This is second story in a three-part series.
Why did Mika Nishiyama, a former assistant nurse who served 12 years in prison for murdering a male patient in 2003, falsely confess to killing him? That was the greatest mystery about the case, which is due to finally result in an acquittal for Nishiyama later this month.
Without being coerced or threatened, Nishiyama said, “I pulled out the respirator tube from a patient and killed him,” according to investigator records from interrogations prior to her arrest.
A November 2005 ruling by the Otsu District Court rejected her later denials to the murder charge for three reasons: She confessed voluntarily; she was not detained at the time; and her confession was recognized as being very spontaneous.
But that was far from the end of her claims of innocence and while she was serving her 12-year term in prison, Nishiyama continued to claim innocence to her parents through a series of letters.
A colleague’s distress
Police initially investigated the death of the 72-year-old comatose patient case as one of professional negligence, suspecting that a nurse in charge at the Shiga Prefecture hospital dozed off and failed to hear an alarm from his respirator that would indicate that a tube had been disconnected.
But even after a yearlong investigation, the police failed to obtain witness testimony that the alarm had gone off. The investigation was at a standstill.
But then they got a breakthrough through Nishiyama.
At first, Nishiyama said the alarm didn’t go off. But then she backtracked and lied, possibly because of her burgeoning romantic feelings for the officer investigating the case.
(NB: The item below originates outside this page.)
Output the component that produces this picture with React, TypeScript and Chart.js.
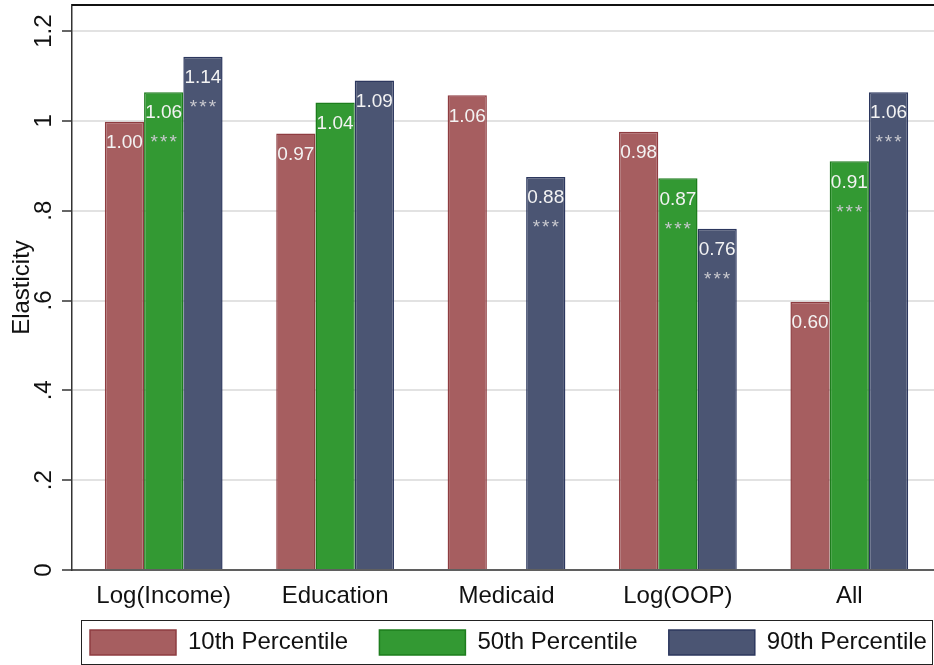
import React, { useEffect, useRef } from 'react';
import { Chart, registerables } from 'chart.js';

Chart.register(...registerables);

const FONT = "'Liberation Sans', Arial, Helvetica, sans-serif";

const categories = ['Log(Income)', 'Education', 'Medicaid', 'Log(OOP)', 'All'];
const seriesNames = ['10th Percentile', '50th Percentile', '90th Percentile'];

const p10 = [0.998, 0.972, 1.057, 0.976, 0.597];
const p50 = [1.064, 1.041, null, 0.872, 0.91];
const p90 = [1.143, 1.09, 0.875, 0.76, 1.064];

const stars10 = ['', '', '', '', ''];
const stars50 = ['***', '', '', '***', '***'];
const stars90 = ['***', '', '***', '***', '***'];

const yTicks = [0, 0.2, 0.4, 0.6, 0.8, 1, 1.2];
const yTickLabels = ['0', '.2', '.4', '.6', '.8', '1', '1.2'];

const fills = ['#a65e60', '#339933', '#4b5573'];
const borders = ['#8e3c40', '#1d7d1d', '#2c375e'];

const starSets = [stars10, stars50, stars90];

const LEGEND_FIRST_BOX_X = 90;
const LEGEND_FRAME_LEFT = 81;

const layoutFix = {
  id: 'layoutFix',
  afterLayout(chart: any) {
    const x = chart.scales.x;
    x.left = chart.chartArea.left + 6;
    x.right = chart.width + 1;
    x.width = x.right - x.left;
    x.bottom = x.top + 48;
    x.height = 48;
    x.configure();
    const lg = chart.legend;
    if (lg) {
      const pad = lg.options.labels.padding;
      lg.left = LEGEND_FIRST_BOX_X - pad;
      lg.right = 3000;
      lg.width = lg.right - lg.left;
    }
  },
};

const decorations = {
  id: 'decorations',
  afterDatasetsDraw(chart: any) {
    const ctx = chart.ctx;
    const area = chart.chartArea;
    ctx.save();
    ctx.strokeStyle = '#111';
    ctx.lineWidth = 2;
    ctx.beginPath();
    ctx.moveTo(area.left, area.top);
    ctx.lineTo(chart.width, area.top);
    ctx.stroke();
    ctx.strokeStyle = '#333';
    ctx.lineWidth = 1.5;
    ctx.beginPath();
    ctx.moveTo(area.left, area.bottom);
    ctx.lineTo(chart.width, area.bottom);
    ctx.stroke();

    ctx.textAlign = 'center';
    ctx.textBaseline = 'middle';
    chart.data.datasets.forEach((ds: any, di: number) => {
      const meta = chart.getDatasetMeta(di);
      meta.data.forEach((bar: any, i: number) => {
        const v = ds.data[i];
        if (v === null || v === undefined) return;
        ctx.font = `19px ${FONT}`;
        ctx.fillStyle = '#f3f3f3';
        (ctx as any).letterSpacing = '0px';
        ctx.fillText(v.toFixed(2), bar.x, bar.y + 21);
        const s = starSets[di][i];
        if (s) {
          ctx.font = `19px ${FONT}`;
          ctx.fillStyle = '#c9c9cf';
          (ctx as any).letterSpacing = '2px';
          ctx.fillText(s, bar.x + 1, bar.y + 51);
          (ctx as any).letterSpacing = '0px';
        }
      });
    });
    ctx.restore();
  },
  afterDraw(chart: any) {
    const lg = chart.legend;
    if (!lg) return;
    const ctx = chart.ctx;
    const pad = lg.options.labels.padding;
    const top = lg.top + pad - 10;
    ctx.save();
    ctx.strokeStyle = '#222';
    ctx.lineWidth = 1;
    ctx.strokeRect(LEGEND_FRAME_LEFT + 0.5, top + 0.5, chart.width - LEGEND_FRAME_LEFT - 2, 44);
    ctx.restore();
  },
};

export default function App() {
  const ref = useRef<HTMLCanvasElement | null>(null);

  useEffect(() => {
    if (!ref.current) return;
    const datasets = [p10, p50, p90].map((data, k) => ({
      label: seriesNames[k],
      data,
      backgroundColor: fills[k],
      borderColor: borders[k],
      borderWidth: 1.5,
      categoryPercentage: 0.687,
      barPercentage: 1,
    }));
    const chart = new Chart(ref.current, {
      type: 'bar',
      data: { labels: categories, datasets },
      plugins: [layoutFix, decorations],
      options: {
        responsive: false,
        animation: false,
        layout: { padding: { top: 5, left: 0, right: 0, bottom: 0 } },
        plugins: {
          legend: {
            position: 'bottom',
            align: 'start',
            labels: {
              boxWidth: 86,
              boxHeight: 25,
              padding: 31.3,
              color: '#111',
              font: { size: 24, family: FONT },
            },
          },
          tooltip: { enabled: false },
        },
        scales: {
          x: {
            type: 'category',
            offset: true,
            grid: { display: false, drawTicks: false },
            border: { display: false },
            ticks: {
              font: { size: 24, family: FONT },
              color: '#111',
              padding: 12,
              autoSkip: false,
              maxRotation: 0,
              minRotation: 0,
            },
            afterFit: (s: any) => {
              s.height = 28.7;
              s.paddingLeft = 0;
              s.paddingRight = 0;
            },
          },
          y: {
            min: 0,
            max: 1.258,
            afterBuildTicks: (s: any) => {
              s.ticks = yTicks.map((v) => ({ value: v }));
            },
            ticks: {
              callback: (v: any) => {
                const idx = yTicks.findIndex((t) => Math.abs(t - Number(v)) < 1e-9);
                return idx >= 0 ? yTickLabels[idx] : '';
              },
              minRotation: 90,
              maxRotation: 90,
              crossAlign: 'center',
              padding: 1,
              color: '#111',
              font: { size: 24, family: FONT },
            },
            grid: {
              color: '#e2e2e2',
              lineWidth: 2,
              tickLength: 10,
              tickColor: '#333',
              tickWidth: 1.5,
            },
            border: { display: true, color: '#333', width: 1.5 },
            title: {
              display: true,
              text: 'Elasticity',
              color: '#111',
              font: { size: 24, family: FONT },
              padding: { top: 8, bottom: 0 },
            },
            afterFit: (s: any) => {
              s.width = 72;
              s.paddingTop = 0;
              s.paddingBottom = 0;
            },
          },
        },
      } as any,
    });
    return () => chart.destroy();
  }, []);

  return (
    <div style={{ position: 'fixed', left: 0, top: 0, width: 934, height: 665, background: '#fff' }}>
      <canvas ref={ref} width={934} height={665} style={{ display: 'block' }} />
    </div>
  );
}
“I told them I couldn’t say it went off because it didn’t, but (the officer) banged on the table and acted like he would kick a chair,” she wrote in a letter to her lawyer.
“He placed photographs (of the patient) side by side on the table and pushed my head so that my face was just above them. I was so scared,” she wrote in her petition to the Osaka High Court asking for a retrial.
In the same petition, she detailed how the interrogator started to behave kindly after she told them that she had heard the sound of the alarm — a piece of information the investigators were desperate to get.
“Ever since I was a child, I was compared to my brothers who did well in school. Others used to say to me that I was hopeless compared to my brothers, but the police officer told me that I was a smart kid, that I was not a weirdo, that I was just like anyone else. I thought he was a person I could trust,” she wrote.
Because she wanted to earn the officer’s affection, Nishiyama continued to say for nearly a month that she heard the alarm go off. She then learned that the nurse in charge of patients on the night of the incident had been enduring increasingly harsher interrogations over her apparent failure to notice the alarm.
Thinking that she was the one who put her in such a situation, Nishiyama repeatedly visited the police station with a letter saying her confessions were false and should be withdrawn.
A week before she confessed to killing the patient, she even visited the police station at 2:10 a.m. to submit the letter. But the police flatly refused to accept her request and proceeded with the investigation as if it was a case of professional negligence caused by a snoozing nurse.
Words of despair
Having been driven into a corner, Nishiyama felt the only way she could save her colleague was to shift blame for the patient’s death to herself.
“When I carelessly covered him with a blanket, it seemed like the tube came off,” she wrote in a confession note two days before admitting to killing the patient.
On the day she confessed to killing him, the confession note she wrote changed to, “I pulled out the tube of the respirator.”
Her statement to the investigator she had feelings for on July 2, 2004, went even further, according to the records written by the investigator.
“I killed him by pulling out the respirator tube. What I did was murder.”
She “confessed” that the alarm went off because she was frightened of the officer’s behavior, and she “confessed” to killing the patient because she was distraught for having put her colleague in a precarious situation.
“I first lied that the alarm went off, and then I had to lie about everything else and I got all confused,” she wrote in a letter to her parents in August 2005.
On the morning of the day she confessed, Nishiyama visited a psychiatrist and was diagnosed as having anxiety neurosis.
The medical record written by the psychiatrist included the following remarks she made to the doctor: “I actually heard the alarm ringing. Since the nurse said it didn’t go off, I changed my statement to match hers.”
But written at the end of the record was a question, “I couldn’t keep on lying. Am I weak?”
An expert who saw the medical record said, “She was in a state of depression. She could have done anything out of desperation at any time.”